What you return should match every record exactly, with the images removed.

Collected data:
^^^^^^^^^^^^^^^^

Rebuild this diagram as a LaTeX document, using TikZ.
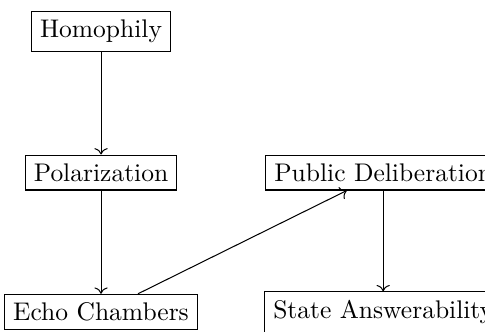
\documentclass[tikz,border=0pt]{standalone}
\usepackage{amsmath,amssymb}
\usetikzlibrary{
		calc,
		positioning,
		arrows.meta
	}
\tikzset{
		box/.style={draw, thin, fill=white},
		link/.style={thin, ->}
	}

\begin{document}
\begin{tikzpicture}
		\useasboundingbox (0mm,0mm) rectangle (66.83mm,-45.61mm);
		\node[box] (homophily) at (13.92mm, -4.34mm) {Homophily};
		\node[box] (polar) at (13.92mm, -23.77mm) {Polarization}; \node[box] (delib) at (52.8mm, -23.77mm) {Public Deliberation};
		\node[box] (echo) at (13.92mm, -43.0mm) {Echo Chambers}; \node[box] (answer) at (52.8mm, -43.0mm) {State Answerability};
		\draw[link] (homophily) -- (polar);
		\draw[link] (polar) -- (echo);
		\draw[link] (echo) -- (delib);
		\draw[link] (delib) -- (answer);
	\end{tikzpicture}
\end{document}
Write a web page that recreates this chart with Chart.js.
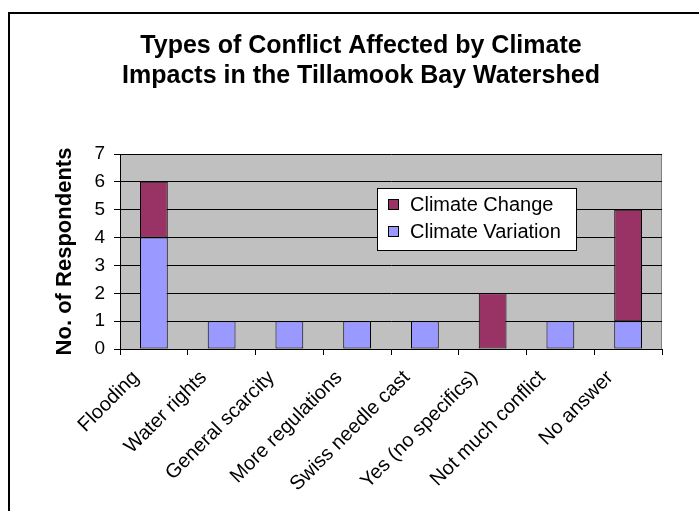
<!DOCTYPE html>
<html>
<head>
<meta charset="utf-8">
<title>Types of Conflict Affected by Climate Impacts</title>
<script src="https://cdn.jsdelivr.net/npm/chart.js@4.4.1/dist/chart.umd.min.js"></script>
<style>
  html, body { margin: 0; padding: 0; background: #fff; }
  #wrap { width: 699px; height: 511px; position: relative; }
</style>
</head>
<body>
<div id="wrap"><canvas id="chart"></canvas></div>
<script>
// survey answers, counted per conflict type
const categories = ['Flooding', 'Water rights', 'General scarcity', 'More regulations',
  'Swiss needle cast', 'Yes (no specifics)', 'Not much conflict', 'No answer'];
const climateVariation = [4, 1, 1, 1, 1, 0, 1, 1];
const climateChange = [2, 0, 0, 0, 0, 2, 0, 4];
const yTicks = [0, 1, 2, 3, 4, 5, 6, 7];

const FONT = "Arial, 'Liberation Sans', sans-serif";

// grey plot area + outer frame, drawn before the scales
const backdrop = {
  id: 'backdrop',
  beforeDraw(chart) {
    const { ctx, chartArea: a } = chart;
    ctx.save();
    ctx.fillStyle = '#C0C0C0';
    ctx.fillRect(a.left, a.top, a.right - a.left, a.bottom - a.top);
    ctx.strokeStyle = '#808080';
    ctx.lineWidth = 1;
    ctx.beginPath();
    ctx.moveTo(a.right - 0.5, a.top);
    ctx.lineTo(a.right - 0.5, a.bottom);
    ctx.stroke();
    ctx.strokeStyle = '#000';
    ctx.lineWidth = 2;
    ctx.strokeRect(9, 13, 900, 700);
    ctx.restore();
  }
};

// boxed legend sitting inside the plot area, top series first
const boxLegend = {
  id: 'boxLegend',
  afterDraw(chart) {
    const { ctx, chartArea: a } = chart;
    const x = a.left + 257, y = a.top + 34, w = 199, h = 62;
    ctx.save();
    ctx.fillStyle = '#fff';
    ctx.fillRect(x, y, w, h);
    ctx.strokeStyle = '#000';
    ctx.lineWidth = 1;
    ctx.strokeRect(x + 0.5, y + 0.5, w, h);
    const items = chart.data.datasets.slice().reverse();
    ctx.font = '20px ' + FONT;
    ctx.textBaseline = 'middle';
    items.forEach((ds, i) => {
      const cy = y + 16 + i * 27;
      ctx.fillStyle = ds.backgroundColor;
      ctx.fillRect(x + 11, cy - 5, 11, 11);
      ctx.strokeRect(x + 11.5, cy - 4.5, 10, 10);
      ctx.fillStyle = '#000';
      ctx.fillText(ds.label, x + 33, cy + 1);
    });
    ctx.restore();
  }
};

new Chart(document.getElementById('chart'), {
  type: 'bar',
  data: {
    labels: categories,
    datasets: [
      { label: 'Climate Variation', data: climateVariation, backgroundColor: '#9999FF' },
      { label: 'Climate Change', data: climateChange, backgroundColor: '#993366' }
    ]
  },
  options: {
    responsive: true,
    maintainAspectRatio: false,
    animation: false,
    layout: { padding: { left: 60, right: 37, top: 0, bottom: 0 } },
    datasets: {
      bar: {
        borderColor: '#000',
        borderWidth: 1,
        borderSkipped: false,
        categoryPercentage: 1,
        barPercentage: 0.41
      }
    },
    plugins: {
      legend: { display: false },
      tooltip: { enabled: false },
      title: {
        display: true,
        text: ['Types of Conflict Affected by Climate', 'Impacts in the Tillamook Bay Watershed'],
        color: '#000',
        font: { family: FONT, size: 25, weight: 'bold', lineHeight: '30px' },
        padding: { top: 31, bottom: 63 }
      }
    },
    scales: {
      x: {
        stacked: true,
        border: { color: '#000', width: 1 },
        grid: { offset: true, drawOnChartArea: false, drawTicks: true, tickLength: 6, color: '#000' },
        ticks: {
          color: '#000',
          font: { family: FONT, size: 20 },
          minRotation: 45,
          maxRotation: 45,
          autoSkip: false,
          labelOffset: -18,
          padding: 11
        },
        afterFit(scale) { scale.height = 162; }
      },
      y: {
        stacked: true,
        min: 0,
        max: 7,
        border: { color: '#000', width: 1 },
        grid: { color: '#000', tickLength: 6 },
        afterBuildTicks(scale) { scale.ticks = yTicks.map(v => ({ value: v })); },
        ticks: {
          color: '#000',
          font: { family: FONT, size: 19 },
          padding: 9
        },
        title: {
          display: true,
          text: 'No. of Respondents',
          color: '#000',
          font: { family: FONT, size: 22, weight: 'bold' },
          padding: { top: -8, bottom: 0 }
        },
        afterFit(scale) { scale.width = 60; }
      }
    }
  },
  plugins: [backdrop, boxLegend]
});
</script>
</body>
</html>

^^^^^^^^^^^^^^^^

▸ **THE OUTPUT**:
Rebuild this diagram as a LaTeX document, using TikZ.
\documentclass[tikz,border=0pt]{standalone}
\usepackage{amsmath,amssymb}
\usetikzlibrary{
		calc,
		positioning,
		arrows.meta
	}
\tikzset{
		box/.style={draw, thin, fill=white},
		link/.style={thin, ->}
	}

\begin{document}
\begin{tikzpicture}
		\useasboundingbox (0mm,0mm) rectangle (66.83mm,-45.61mm);
		\node[box] (homophily) at (13.92mm, -4.34mm) {Homophily};
		\node[box] (polar) at (13.92mm, -23.77mm) {Polarization}; \node[box] (delib) at (52.8mm, -23.77mm) {Public Deliberation};
		\node[box] (echo) at (13.92mm, -43.0mm) {Echo Chambers}; \node[box] (answer) at (52.8mm, -43.0mm) {State Answerability};
		\draw[link] (homophily) -- (polar);
		\draw[link] (polar) -- (echo);
		\draw[link] (echo) -- (delib);
		\draw[link] (delib) -- (answer);
	\end{tikzpicture}
\end{document}
Write a web page that recreates this chart with Chart.js.
<!DOCTYPE html>
<html>
<head>
<meta charset="utf-8">
<title>Types of Conflict Affected by Climate Impacts</title>
<script src="https://cdn.jsdelivr.net/npm/chart.js@4.4.1/dist/chart.umd.min.js"></script>
<style>
  html, body { margin: 0; padding: 0; background: #fff; }
  #wrap { width: 699px; height: 511px; position: relative; }
</style>
</head>
<body>
<div id="wrap"><canvas id="chart"></canvas></div>
<script>
// survey answers, counted per conflict type
const categories = ['Flooding', 'Water rights', 'General scarcity', 'More regulations',
  'Swiss needle cast', 'Yes (no specifics)', 'Not much conflict', 'No answer'];
const climateVariation = [4, 1, 1, 1, 1, 0, 1, 1];
const climateChange = [2, 0, 0, 0, 0, 2, 0, 4];
const yTicks = [0, 1, 2, 3, 4, 5, 6, 7];

const FONT = "Arial, 'Liberation Sans', sans-serif";

// grey plot area + outer frame, drawn before the scales
const backdrop = {
  id: 'backdrop',
  beforeDraw(chart) {
    const { ctx, chartArea: a } = chart;
    ctx.save();
    ctx.fillStyle = '#C0C0C0';
    ctx.fillRect(a.left, a.top, a.right - a.left, a.bottom - a.top);
    ctx.strokeStyle = '#808080';
    ctx.lineWidth = 1;
    ctx.beginPath();
    ctx.moveTo(a.right - 0.5, a.top);
    ctx.lineTo(a.right - 0.5, a.bottom);
    ctx.stroke();
    ctx.strokeStyle = '#000';
    ctx.lineWidth = 2;
    ctx.strokeRect(9, 13, 900, 700);
    ctx.restore();
  }
};

// boxed legend sitting inside the plot area, top series first
const boxLegend = {
  id: 'boxLegend',
  afterDraw(chart) {
    const { ctx, chartArea: a } = chart;
    const x = a.left + 257, y = a.top + 34, w = 199, h = 62;
    ctx.save();
    ctx.fillStyle = '#fff';
    ctx.fillRect(x, y, w, h);
    ctx.strokeStyle = '#000';
    ctx.lineWidth = 1;
    ctx.strokeRect(x + 0.5, y + 0.5, w, h);
    const items = chart.data.datasets.slice().reverse();
    ctx.font = '20px ' + FONT;
    ctx.textBaseline = 'middle';
    items.forEach((ds, i) => {
      const cy = y + 16 + i * 27;
      ctx.fillStyle = ds.backgroundColor;
      ctx.fillRect(x + 11, cy - 5, 11, 11);
      ctx.strokeRect(x + 11.5, cy - 4.5, 10, 10);
      ctx.fillStyle = '#000';
      ctx.fillText(ds.label, x + 33, cy + 1);
    });
    ctx.restore();
  }
};

new Chart(document.getElementById('chart'), {
  type: 'bar',
  data: {
    labels: categories,
    datasets: [
      { label: 'Climate Variation', data: climateVariation, backgroundColor: '#9999FF' },
      { label: 'Climate Change', data: climateChange, backgroundColor: '#993366' }
    ]
  },
  options: {
    responsive: true,
    maintainAspectRatio: false,
    animation: false,
    layout: { padding: { left: 60, right: 37, top: 0, bottom: 0 } },
    datasets: {
      bar: {
        borderColor: '#000',
        borderWidth: 1,
        borderSkipped: false,
        categoryPercentage: 1,
        barPercentage: 0.41
      }
    },
    plugins: {
      legend: { display: false },
      tooltip: { enabled: false },
      title: {
        display: true,
        text: ['Types of Conflict Affected by Climate', 'Impacts in the Tillamook Bay Watershed'],
        color: '#000',
        font: { family: FONT, size: 25, weight: 'bold', lineHeight: '30px' },
        padding: { top: 31, bottom: 63 }
      }
    },
    scales: {
      x: {
        stacked: true,
        border: { color: '#000', width: 1 },
        grid: { offset: true, drawOnChartArea: false, drawTicks: true, tickLength: 6, color: '#000' },
        ticks: {
          color: '#000',
          font: { family: FONT, size: 20 },
          minRotation: 45,
          maxRotation: 45,
          autoSkip: false,
          labelOffset: -18,
          padding: 11
        },
        afterFit(scale) { scale.height = 162; }
      },
      y: {
        stacked: true,
        min: 0,
        max: 7,
        border: { color: '#000', width: 1 },
        grid: { color: '#000', tickLength: 6 },
        afterBuildTicks(scale) { scale.ticks = yTicks.map(v => ({ value: v })); },
        ticks: {
          color: '#000',
          font: { family: FONT, size: 19 },
          padding: 9
        },
        title: {
          display: true,
          text: 'No. of Respondents',
          color: '#000',
          font: { family: FONT, size: 22, weight: 'bold' },
          padding: { top: -8, bottom: 0 }
        },
        afterFit(scale) { scale.width = 60; }
      }
    }
  },
  plugins: [backdrop, boxLegend]
});
</script>
</body>
</html>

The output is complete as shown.